Parigi, 3 agosto 1638

Figlio carissimo,

io son tanto arrabbiato col Favilla, che per la sua sciagurata accidia e
infingardaggine mette a terra l’amici, la chiesa, il papa e se stesso. Li scrivo
oggi la lettera sua e quella del signor Contestabile, e vedi quel ch’è avvenuto,
per la sua mala vita e mali consigli [….]: e dimandate le scritture: e se ’l
Contestabile, dopo che vede questo naufragio, non si move (il che non credo),
portatele a mons. Ceva di mia parte e di Sua Eccellenza, e pensate
farla da uomo. Sapessero li pericoli miei per servir a santa chiesa: e questi
si ridono! Le censure son obligati darmile de iure naturae; o lasciar correre i
libri.
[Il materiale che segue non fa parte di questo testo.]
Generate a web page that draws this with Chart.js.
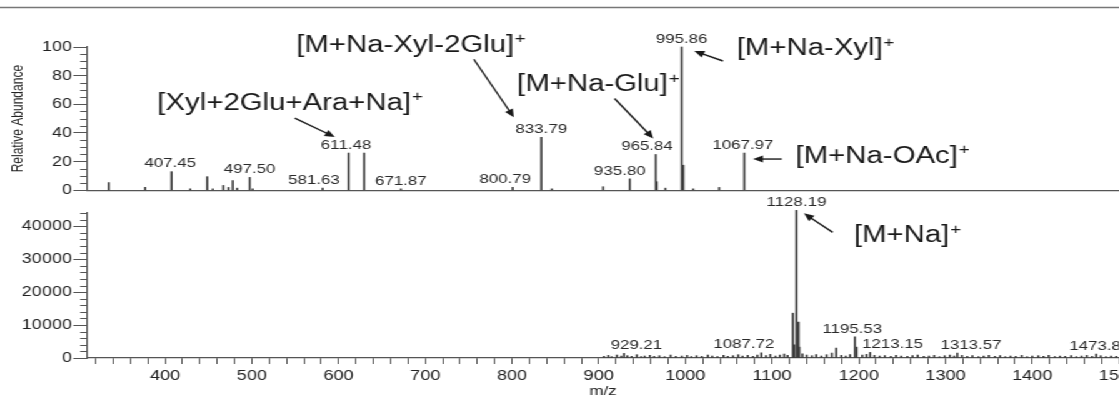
<!DOCTYPE html>
<html lang="en">
<head>
    <meta charset="UTF-8">
    <title>ESI-MS spectra</title>
    <script src="https://cdn.jsdelivr.net/npm/chart.js"></script>
    <style>
        html, body { margin: 0; padding: 0; background: #fff; overflow: hidden; }
        #frame { position: relative; width: 1119px; height: 401px; overflow: hidden; }
        /* the original figure is stretched sideways, so draw narrow and widen */
        #stretch { position: absolute; left: 0; top: 0; width: 930px; height: 401px;
                   transform: scaleX(1.25); transform-origin: 0 0; }
        #topChart { position: absolute; left: 0; top: 0; }
        #botChart { position: absolute; left: 0; top: 196px; }
    </style>
</head>
<body>
    <div id="frame">
        <div id="stretch">
            <canvas id="topChart" width="930" height="200"></canvas>
            <canvas id="botChart" width="930" height="205"></canvas>
        </div>
    </div>

    <script>
        // MS/MS spectrum (relative abundance)
        const topMz  = [335, 377, 407.45, 429, 448.5, 455, 467, 473, 478, 483, 497.5, 501, 581.63, 611.48, 629.5,
                        671.87, 800.79, 833.79, 846, 905, 935.8, 965.84, 967, 977, 995.86, 997.6, 1009, 1039, 1067.97];
        const topInt = [5.4, 2, 13, 1, 9.5, 1, 3.4, 2, 6.8, 1.5, 9, 1, 1.5, 26, 26,
                        1, 2, 37, 1, 2.5, 8, 25, 6, 1.5, 100, 17.5, 1, 2, 26];

        // full MS spectrum (absolute intensity)
        const botMz  = [929.21, 1087.72, 1124, 1125.5, 1128.19, 1130.5, 1131.5, 1163, 1169, 1174, 1195.53, 1197.5,
                        1213.15, 1313.57, 1473.8];
        const botInt = [1400, 1600, 13600, 4000, 44800, 10900, 3300, 1000, 1500, 3000, 6400, 3300,
                        1700, 1500, 1200];

        // baseline noise of the full MS spectrum
        const noiseMz  = [906, 911, 915, 921, 926, 933, 938, 944, 949, 953, 959, 964, 970, 976, 983, 989, 996, 1002,
                          1007, 1013, 1019, 1026, 1031, 1037, 1044, 1049, 1055, 1061, 1066, 1072, 1078, 1083, 1093,
                          1098, 1104, 1109, 1114, 1118, 1135, 1140, 1146, 1151, 1157, 1180, 1185, 1190, 1204, 1209,
                          1218, 1224, 1230, 1237, 1243, 1249, 1256, 1262, 1268, 1275, 1281, 1287, 1293, 1299, 1305,
                          1310, 1319, 1325, 1331, 1338, 1344, 1350, 1357, 1363, 1369, 1375, 1381, 1388, 1394, 1400,
                          1407, 1413, 1419, 1426, 1432, 1438, 1445, 1451, 1457, 1463, 1469, 1479, 1485, 1491, 1497];
        const noiseInt = [500, 800, 400, 900, 600, 700, 500, 1000, 400, 600, 800, 500, 700, 400, 900, 500, 600, 800,
                          400, 700, 500, 900, 600, 400, 800, 500, 700, 1000, 600, 800, 500, 900, 700,
                          1100, 600, 900, 1200, 800, 1300, 900, 700, 1000, 600, 800, 600, 1000, 900, 1100,
                          800, 600, 700, 500, 800, 600, 500, 700, 900, 500, 600, 800, 400, 700, 900,
                          600, 800, 500, 700, 400, 600, 800, 500, 700, 400, 600, 500, 800, 400, 600,
                          700, 500, 800, 400, 600, 500, 700, 400, 600, 800, 500, 700, 400, 600, 500];

        // peak labels and ion assignments
        const topPeakLabels = ['407.45', '497.50', '581.63', '611.48', '671.87', '800.79', '833.79',
                               '935.80', '965.84', '995.86', '1067.97'];
        const botPeakLabels = ['929.21', '1087.72', '1128.19', '1195.53', '1213.15', '1313.57', '1473.8'];
        const topIons   = ['[Xyl+2Glu+Ara+Na]', '[M+Na-Xyl-2Glu]', '[M+Na-Glu]', '[M+Na-Xyl]', '[M+Na-OAc]'];
        const topIonMz  = [611.48, 833.79, 965.84, 995.86, 1067.97];
        const botIons   = ['[M+Na]'];
        const botIonMz  = [1128.19];

        // x range
        const mzMin = 310, mzMax = 1500;

        // placement of text and arrows relative to the peak top (canvas px)
        const labelNudge = { '407.45': -1, '581.63': -7, '611.48': -2, '800.79': -6, '935.80': -8, '965.84': -7,
                             '1067.97': -1, '929.21': 10, '1087.72': -14, '1195.53': -2, '1213.15': 18,
                             '1313.57': 11, '1473.8': -1 };
        const ionLayout = {
            '[Xyl+2Glu+Ara+Na]': { tip: [-11, -16], tail: [-43, -35], text: [-153, -50] },
            '[M+Na-Xyl-2Glu]':   { tip: [-22, -20], tail: [-54, -78], text: [-196, -92] },
            '[M+Na-Glu]':        { tip: [-2, -16],  tail: [-33, -56], text: [-111, -70] },
            '[M+Na-Xyl]':        { tip: [10, 4],    tail: [33, 14],   text: [44, 2] },
            '[M+Na-OAc]':        { tip: [7, 6],     tail: [30, 6],    text: [41, 3] },
            '[M+Na]':            { tip: [6, 3],     tail: [29, 22],   text: [46, 25] }
        };

        const FONT = "'Liberation Sans', Arial, sans-serif";
        const AXIS = '#555';
        Chart.defaults.font.family = FONT;
        Chart.defaults.color = '#222';

        function arrow(ctx, x0, y0, x1, y1) {
            const a = Math.atan2(y1 - y0, x1 - x0);
            ctx.beginPath();
            ctx.moveTo(x0, y0);
            ctx.lineTo(x1 - 6 * Math.cos(a), y1 - 6 * Math.sin(a));
            ctx.stroke();
            ctx.beginPath();
            ctx.moveTo(x1, y1);
            ctx.lineTo(x1 - 8 * Math.cos(a) + 3.5 * Math.sin(a), y1 - 8 * Math.sin(a) - 3.5 * Math.cos(a));
            ctx.lineTo(x1 - 8 * Math.cos(a) - 3.5 * Math.sin(a), y1 - 8 * Math.sin(a) + 3.5 * Math.cos(a));
            ctx.closePath();
            ctx.fill();
        }

        function notesPlugin(mz, inten, labels, ions, ionMz, major) {
            return {
                id: 'notes',
                afterDraw(chart) {
                    const { ctx, scales: { x, y } } = chart;
                    ctx.save();

                    // short minor ticks on the y axis
                    ctx.strokeStyle = AXIS;
                    ctx.lineWidth = 1;
                    y.ticks.forEach(t => {
                        if (t.value % major === 0) return;
                        const py = Math.round(y.getPixelForValue(t.value)) + 0.5;
                        ctx.beginPath();
                        ctx.moveTo(y.right - 5.5, py);
                        ctx.lineTo(y.right, py);
                        ctx.stroke();
                    });

                    // peak labels
                    ctx.font = '13.5px ' + FONT;
                    ctx.fillStyle = '#2a2a2a';
                    ctx.textAlign = 'center';
                    ctx.textBaseline = 'middle';
                    labels.forEach(t => {
                        const m = parseFloat(t);
                        const i = mz.indexOf(m);
                        const px = x.getPixelForValue(m) + (labelNudge[t] || 0);
                        const py = y.getPixelForValue(inten[i]) - 8;
                        ctx.fillText(t, px, py);
                    });

                    // ion assignments with arrows
                    ctx.fillStyle = '#1a1a1a';
                    ctx.strokeStyle = '#1a1a1a';
                    ctx.lineWidth = 1.4;
                    ions.forEach((t, k) => {
                        const m = ionMz[k];
                        const px = x.getPixelForValue(m);
                        const py = y.getPixelForValue(inten[mz.indexOf(m)]);
                        const L = ionLayout[t];
                        arrow(ctx, px + L.tail[0], py + L.tail[1], px + L.tip[0], py + L.tip[1]);
                        ctx.textAlign = 'left';
                        ctx.font = '23.5px ' + FONT;
                        const tx = px + L.text[0], ty = py + L.text[1];
                        ctx.fillText(t, tx, ty);
                        const w = ctx.measureText(t).width;
                        ctx.font = '15px ' + FONT;
                        ctx.fillText('+', tx + w + 0.5, ty - 6);
                    });
                    ctx.restore();
                }
            };
        }

        const framePlugin = {
            id: 'frame',
            afterDraw(chart) {
                const ctx = chart.ctx;
                ctx.save();
                ctx.strokeStyle = '#777';
                ctx.lineWidth = 1.3;
                ctx.beginPath();
                ctx.moveTo(0, 7.5);
                ctx.lineTo(chart.width, 7.5);
                ctx.stroke();
                ctx.restore();
            }
        };

        function yScale(max, step, major, title) {
            return {
                min: 0,
                max: max,
                afterFit: s => { s.width = 69.6; },
                border: { color: AXIS, width: 1.2 },
                grid: {
                    drawOnChartArea: false,
                    tickLength: 11,
                    tickColor: c => (c.tick && c.tick.value % major === 0) ? AXIS : 'rgba(0,0,0,0)'
                },
                ticks: {
                    stepSize: step,
                    autoSkip: false,
                    padding: 1,
                    font: { size: 14.5 },
                    callback: v => (v % major === 0 ? v : '')
                },
                title: title ? {
                    display: true,
                    text: title,
                    font: { size: 12 },
                    padding: { top: 7, bottom: 0 }
                } : { display: false }
            };
        }

        const common = {
            responsive: false,
            animation: false,
            devicePixelRatio: 1,
            plugins: { legend: { display: false }, tooltip: { enabled: false } }
        };

        function dataset(mz, inten) {
            return {
                data: mz.map((m, i) => ({ x: m, y: inten[i] })),
                backgroundColor: '#3a3a3a',
                borderWidth: 0,
                barThickness: 1,
                grouped: false,
                clip: false
            };
        }

        new Chart(document.getElementById('topChart'), {
            type: 'bar',
            data: { datasets: [dataset(topMz, topInt)] },
            options: Object.assign({}, common, {
                layout: { padding: { top: 47, right: 34.8, bottom: 5, left: 0 } },
                scales: {
                    x: {
                        type: 'linear',
                        offset: false,
                        min: mzMin,
                        max: mzMax,
                        afterFit: s => { s.height = 0; },
                        border: { color: AXIS, width: 1.2 },
                        grid: { display: false },
                        ticks: { display: false }
                    },
                    y: yScale(100, 5, 20, 'Relative Abundance')
                }
            }),
            plugins: [framePlugin, notesPlugin(topMz, topInt, topPeakLabels, topIons, topIonMz, 20)]
        });

        const allMz = botMz.concat(noiseMz);
        const allInt = botInt.concat(noiseInt);

        new Chart(document.getElementById('botChart'), {
            type: 'bar',
            data: { datasets: [dataset(allMz, allInt)] },
            options: Object.assign({}, common, {
                layout: { padding: { top: 17, right: 34.8, bottom: 0, left: 0 } },
                scales: {
                    x: {
                        type: 'linear',
                        offset: false,
                        min: mzMin,
                        max: mzMax,
                        afterFit: s => { s.height = 43; },
                        border: { color: AXIS, width: 1.2 },
                        grid: { drawOnChartArea: false, offset: false, tickLength: 6, tickColor: AXIS },
                        ticks: {
                            stepSize: 20,
                            includeBounds: false,
                            autoSkip: false,
                            maxRotation: 0,
                            padding: 3,
                            font: { size: 14.5 },
                            callback: v => (Math.round(v) % 100 === 0 ? Math.round(v) : '')
                        },
                        title: {
                            display: true,
                            text: 'm/z',
                            font: { size: 13.5 },
                            padding: { top: 0, bottom: 2 }
                        }
                    },
                    y: yScale(44000, 2000, 10000, null)
                }
            }),
            plugins: [notesPlugin(allMz, allInt, botPeakLabels, botIons, botIonMz, 10000)]
        });
    </script>
</body>
</html>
Per tanto date un memoriale al santo Offizio così:

«F. T. Campanella dice ch’il padre Mostro suo nemico ha vietato a’ librari
che tengano i suoi libri approbati in Roma e in Francia; il che reca
grave scandalo ai convertiti, chi per altre risposte di quelle ch’esso supplicante
cavò da san Tommaso non ponno trovar satisfazione; e per tutto correno
libri cativi e volgari, che li dominicani son calvinisti, e ’l papa ancora, e
che difender il papato non è difender la fede, mentre è la medesima quella
di Calvino con la fede del papa, ma è difender l’usurpata potenza del papa
sopra vescovi e principi. E di più, esso padre Mostro li vol cancellare il
nome dal mondo, e non permette che nell’orazion funebre di Peresch sia
nominato, né in altri. Pertanto dimanda che questo sacro tribunale li
dia le censure fatte contra il suo libro da dui padri spagnoli e dal padre Mostro
e dal padre generale persecutori: e se non risponderà in manera, che si
conosca che le proposizioni del supplicante son catoliche e quelle di contrarii
eretiche o erranti, esso supplicante condanna tutti suoi libri al foco, come
l’ha protestato anche alla Sorbona, Academia regia di teologi parisiensi. E
così dice, prova e protesta hoc et omni meliori modo».

Date questo memoriale al padre Firenzola: e quando vengon li cardinali
alla Minerva. E lascia far a me. Questa lettera di Favilla non l’intenderai
senza cifra, quale ti mando qui inclusa. Non ti mover di Roma. Quando
verrà il Rossi, vedrai quel che farò per amor vostro. Fatica per chi stima
e ama la vostra amorevolezza e diligenza, perché non perderà Vostra Signoria
il tempo. Va subito al Conte, e dimandali a chi ha dato li altri cento
scudi, perché Alfonsetto non li ha avuti, né sa ecc. Dubito di Favilla assai.
Vi mandai la Filosofia razionale per un conte inglese, e scrissi all’ambasciator
per l’altra posta che si serva di voi, perché Favilla non è bono. A Dio.